⑦ For large and deep defects, intermittent spray welding can be used to prevent an increase in thermal stress due to excessive heating of the substrate. Electric welding and spray welding can also be used, and welding rods can be used to fill the bottom and upper parts for spray welding. If the wall thickness of the casting is large, pre-spray wire planting can be used to increase bonding strength, prevent the spray welding layer from peeling off from the base metal, and eliminate some of the thermal stress of spray welding.
⑧ Large complex castings for spray welding often experience high thermal stress, so measures should be taken to reduce stress accumulation during spray welding, such as using heating stress reduction methods and the subsection symmetry method. Preheating before welding and slow cooling after welding can also achieve good results.

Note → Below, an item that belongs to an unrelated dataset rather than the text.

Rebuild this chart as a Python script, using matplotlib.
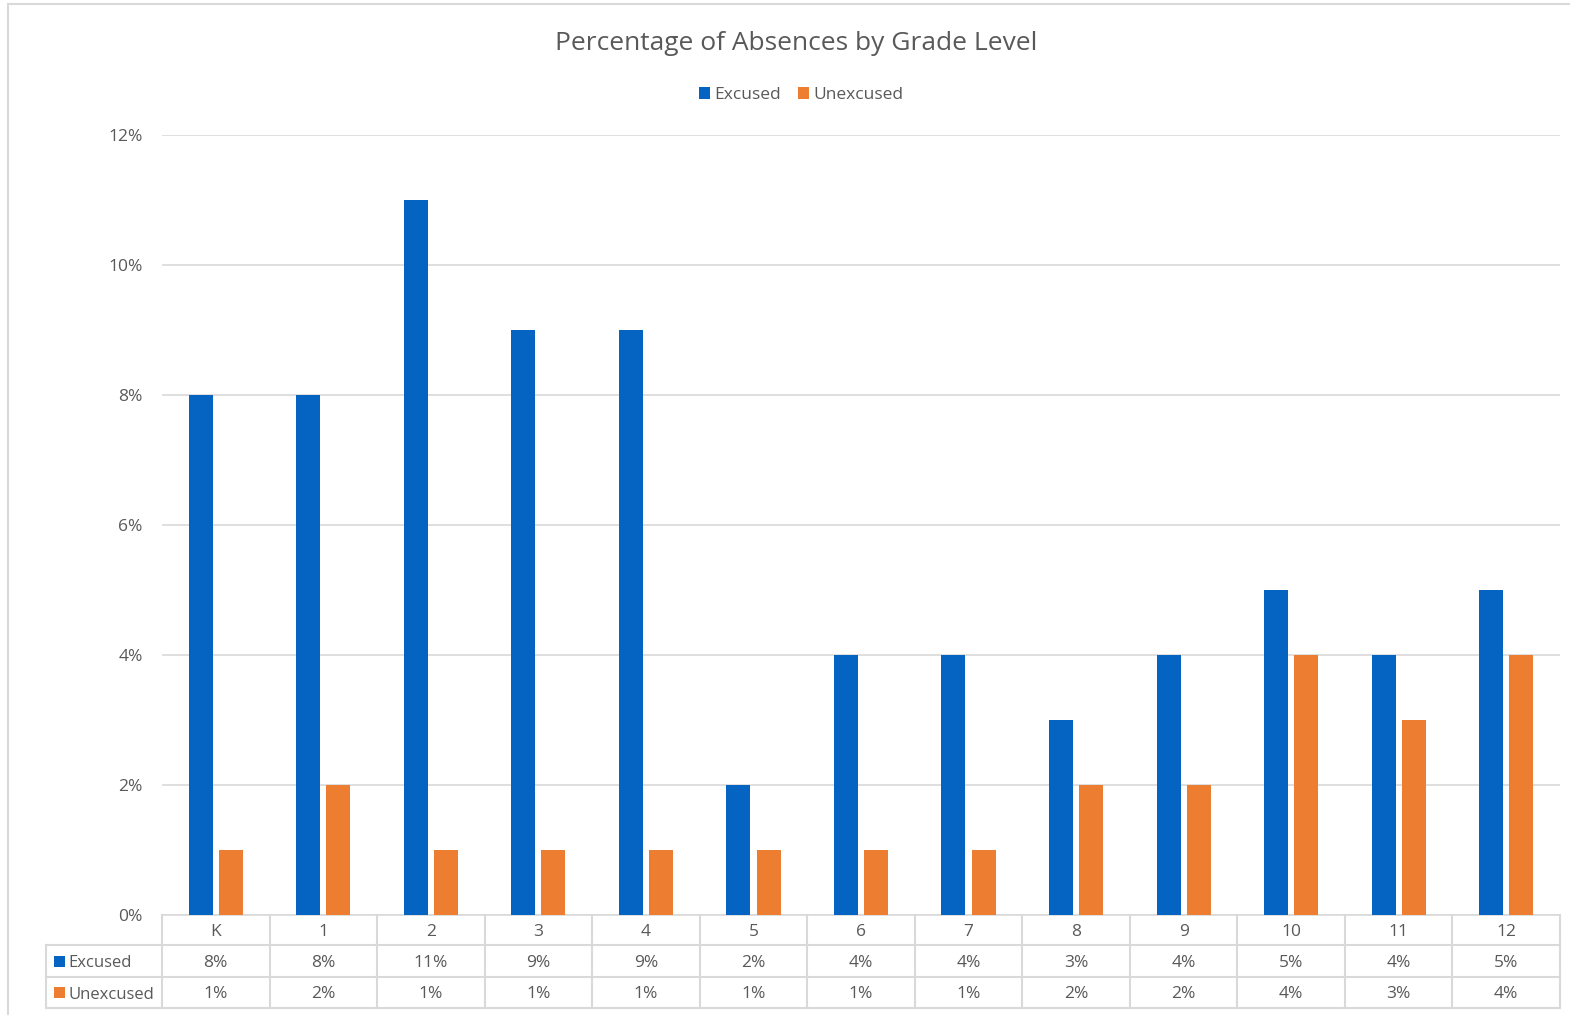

⑨ It is important to control the remelting temperature during spray welding. If the temperature is too high, alloy elements can burn, the matrix can overheat, and even melt, resulting in the carbon in the cast iron entering the spray welding layer. This increases the carbon content, hardness, and reduces plasticity, and can cause greater thermal stress leading to crack formation. However, if the remelting temperature is too low, it can lead to ash inclusion or impenetrability and affect bonding strength. Operators should pay attention to the coating surface state during remelting and remove the remelting gun immediately once “mirror reflection” is displayed indicating that the powder has melted, and the slag has floated. The remelted parts should not be reheated.